Un putsch de Rumsfeld

Ces annonces constituent une nouvelle importante. Il s’agit de la réaction structurelle fondamentale de Rumsfeld (et de “son” Pentagone) à l’attaque du 11 septembre. On dira : ce n’est pas rapide, rapide… On répondra : c’est le rythme américaniste et bureaucratique. Ce n’en est pas moins fondamental. C’est aussi curieusement à contre-pied.

• Il s’agit d’une évolution qui est éventuellement porteuse d’une révolution dans la mesure où elle pourrait tendre à bouleverser les priorités et les hiérarchies dans la bureaucratie du Pentagone, beaucoup plus encore que dans les unités combattantes. Cette (r)évolution tend également à affirmer le pouvoir du Pentagone (Rumsfeld) contre les services de renseignement et le département d’État. C’est une sorte de putsch que tente Rumsfeld dans la distribution des pouvoirs au sein de la bureaucratie autant qu’au sein du gouvernement. (On dit : “tenter” car il y a loin de la coupe aux lèvres, entre la tentative et la réussite du putsch, entre un organigramme à mettre en place, avec des unités disparates dépendant par ailleurs des trois armes et de divers commandements installés, aux dépens de forces déjà en action, aux dépens de missions d’ores et déjà assumées par la CIA, voire par le département d’État, — et le fonctionnement effectif et efficace de la structure.)

• Sans qu’il y ait nécessairement de lien de cause à effet direct, la réorganisation donne une nouvelle cause à la “révolte des généraux” qui représente les forces armées conventionnelles.

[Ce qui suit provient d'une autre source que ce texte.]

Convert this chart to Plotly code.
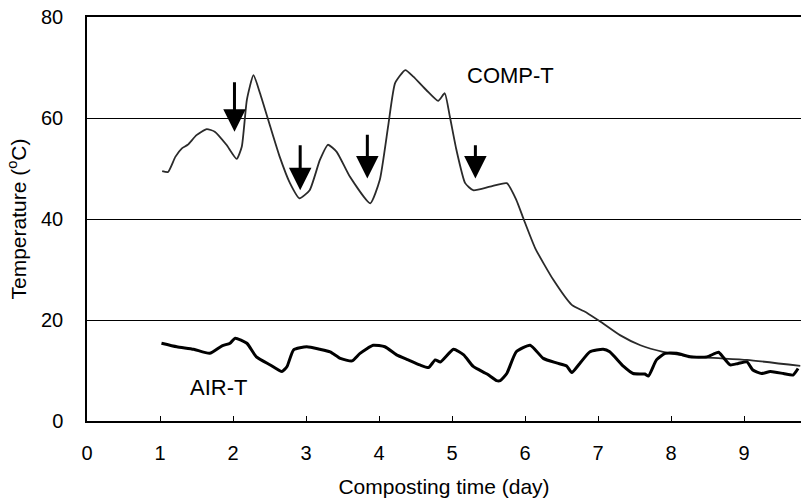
import plotly.graph_objects as go

# COMP-T (compost temperature)
comp_x = [1.03, 1.11, 1.21, 1.30, 1.38, 1.50, 1.64, 1.75, 1.91, 2.05, 2.12, 2.19, 2.28, 2.37,
          2.51, 2.64, 2.78, 2.91, 3.05, 3.19, 3.30, 3.42, 3.60, 3.88, 4.01, 4.13, 4.22, 4.36,
          4.47, 4.65, 4.81, 4.90, 4.97, 5.06, 5.18, 5.29, 5.52, 5.75, 5.88, 5.98, 6.14, 6.39,
          6.64, 6.85, 7.03, 7.30, 7.58, 7.89, 8.35, 9.04, 9.77]
comp_y = [49.5, 49.3, 52.3, 54.0, 54.7, 56.6, 57.8, 57.3, 54.7, 51.9, 54.3, 63.6, 68.5, 64.9,
          58.3, 52.3, 47.1, 44.1, 45.7, 51.7, 54.7, 53.3, 48.4, 43.1, 47.7, 58.9, 66.9, 69.5,
          68.2, 65.5, 63.4, 64.9, 60.3, 53.7, 47.1, 45.7, 46.4, 47.1, 43.8, 40.0, 34.2, 27.9,
          23.0, 21.4, 19.7, 17.0, 15.0, 13.7, 12.7, 12.1, 10.9]

# AIR-T (air temperature)
air_x = [1.02, 1.23, 1.46, 1.68, 1.85, 1.96, 2.03, 2.19, 2.32, 2.51, 2.67, 2.74, 2.83, 3.01,
         3.19, 3.33, 3.47, 3.63, 3.74, 3.92, 4.08, 4.24, 4.40, 4.56, 4.68, 4.77, 4.84, 5.02,
         5.16, 5.29, 5.48, 5.61, 5.66, 5.75, 5.88, 6.07, 6.25, 6.43, 6.57, 6.64, 6.75, 6.89,
         7.07, 7.16, 7.35, 7.48, 7.64, 7.69, 7.80, 7.92, 8.08, 8.26, 8.49, 8.65, 8.71, 8.81,
         8.92, 9.04, 9.12, 9.24, 9.36, 9.54, 9.67, 9.74]
air_y = [15.4, 14.7, 14.2, 13.4, 14.9, 15.4, 16.4, 15.4, 12.7, 11.1, 9.8, 10.8, 14.1, 14.7,
         14.2, 13.7, 12.4, 11.9, 13.4, 15.0, 14.7, 13.1, 12.1, 11.1, 10.6, 12.1, 11.7, 14.2,
         13.1, 10.8, 9.3, 8.0, 8.0, 9.4, 13.7, 15.0, 12.4, 11.5, 10.9, 9.6, 11.4, 13.7,
         14.2, 13.7, 10.8, 9.4, 9.3, 8.9, 12.1, 13.4, 13.4, 12.7, 12.7, 13.6, 12.7, 11.1,
         11.4, 11.7, 10.1, 9.4, 9.8, 9.4, 9.1, 10.4]

# Turning arrows
arrow_x = [2.02, 2.92, 3.84, 5.32]
arrow_tip = [57.3, 45.7, 48.0, 48.0]
arrow_tail = [67.4, 54.9, 57.0, 54.9]

x_ticks = [0, 1, 2, 3, 4, 5, 6, 7, 8, 9]
y_ticks = [0, 20, 40, 60, 80]

FONT = "Liberation Sans, Arial, sans-serif"

fig = go.Figure()
fig.add_trace(go.Scatter(x=comp_x, y=comp_y, mode="lines",
                         line=dict(color="#2a2a2a", width=1.8, shape="spline", smoothing=0.5),
                         showlegend=False))
fig.add_trace(go.Scatter(x=air_x, y=air_y, mode="lines",
                         line=dict(color="black", width=3, shape="spline", smoothing=0.5),
                         showlegend=False))

annotations = []
for xa, yt, yb in zip(arrow_x, arrow_tip, arrow_tail):
    annotations.append(dict(x=xa, y=yt, ax=xa, ay=yb, xref="x", yref="y", axref="x", ayref="y",
                            text="", showarrow=True, arrowhead=2, arrowsize=1.5, arrowwidth=3,
                            arrowcolor="black"))
annotations.append(dict(x=5.8, y=68.5, xref="x", yref="y", text="COMP-T", showarrow=False,
                        font=dict(family=FONT, size=22, color="black")))
annotations.append(dict(x=1.8, y=6.7, xref="x", yref="y", text="AIR-T", showarrow=False,
                        font=dict(family=FONT, size=22, color="black")))

fig.update_layout(
    width=801, height=500,
    margin=dict(l=87, r=0, t=17, b=79),
    paper_bgcolor="white", plot_bgcolor="white",
    font=dict(family=FONT, size=20, color="black"),
    annotations=annotations,
    xaxis=dict(range=[0, 9.78], tickvals=x_ticks, ticks="inside", ticklen=5, tickcolor="black",
               showline=True, linecolor="black", linewidth=1.5, mirror=True, showgrid=False,
               zeroline=False, ticklabelstandoff=13, tickfont=dict(size=20),
               title=dict(text="Composting time (day)", standoff=17, font=dict(size=21))),
    yaxis=dict(range=[0, 80], tickvals=y_ticks, ticks="", showline=True, linecolor="black",
               linewidth=1.5, showgrid=True, gridcolor="black", gridwidth=1, zeroline=False,
               ticklabelstandoff=18, tickfont=dict(size=20),
               title=dict(text="Temperature (<sup>o</sup>C)", standoff=9, font=dict(size=21))),
)

fig.write_html("out.html")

Il n’est pas sûr qu’on ne puisse aller plus loin et trouver des arguments plus fondamentaux, de forme institutionnelle : s’il s’avère que la structure SOCOM échappe ou pourrait échapper à la chaîne de commandement classique, on pourrait avancer qu’il s’agit là de la voie vers la formation d’une “garde prétorienne”, à usage direct de certaines autorités civiles, dont un tel usage peut mener à bien des abus.

• On l’a vu, il y a un décalage considérable entre la cause de cette réforme (l’attaque 9/11) et la mise en place de la réforme. Ce qui aurait pu être pris en 2002 ou 2003 comme une réaction logique et dynamique, et applaudie dans de nombreux pays soucieux de se concilier Washington et sa puissance alors incontestée, peut aujourd’hui au contraire alimenter tous les soupçons. SOCOM semble devenir une force destinée à intervenir où elle le veut, sans souci des normes internationales et des souverainetés. L’opinion étrangère y verra un nouvel outil de l’interventionnisme américaniste, dans la plus complète illégalité. Certains diront que Washington faisait déjà cela, avec la CIA et les groupes d’illégaux divers conduisant des opérations clandestines (Iran, Cuba, etc.) ; voire des opérations de déstabilisation de plus grande envergure (celles qui furent lancées, — sans aucun succès, — contre certains pays de l’Est entre 1947 et 1952). Mais il s’agissait justement d’opérations clandestines (“covert operations”) qui n’impliquaient pas formellement Washington. Avec SOCOM, l’implication est indéniable et dégrade encore un peu plus la réputation et l’influence déjà fortement compromises des États-Unis. Est-ce un avantage ?

• Le décalage par rapport à la situation générale est une fois de plus étonnant. Alors que les forces US rencontrent les plus grandes difficultés en Irak et en Afghanistan, selon des formules opérationnelles qui font un très gros emploi de forces spéciales et autres unités “para-militaires”, ce qui devrait faire s’interroger sur l’efficacité de la formule, on en rajoute des tonnes avec SOCOM. Alors que toute l’attention se porte sur une intervention possible contre l’Iran, présentée comme un épisode de guerre conventionnelle high tech, on met à nouveau l’accent sur la lutte contre le terrorisme. L’opération est peut-être une victoire bureaucratique de Rumsfeld, — et encore reste-t-elle à confirmer. Mais sur le terrain? (C’est-à-dire : dans la réalité?)

• Car, bien entendu, Rumsfeld, partout contesté à Washington, continue à s'affirmer comme un maître du renforcement bureaucratique. De plus en plus faible ici, de plus en plus puissant là. Qui cherche encore à comprendre la cohérence des choses à Washington?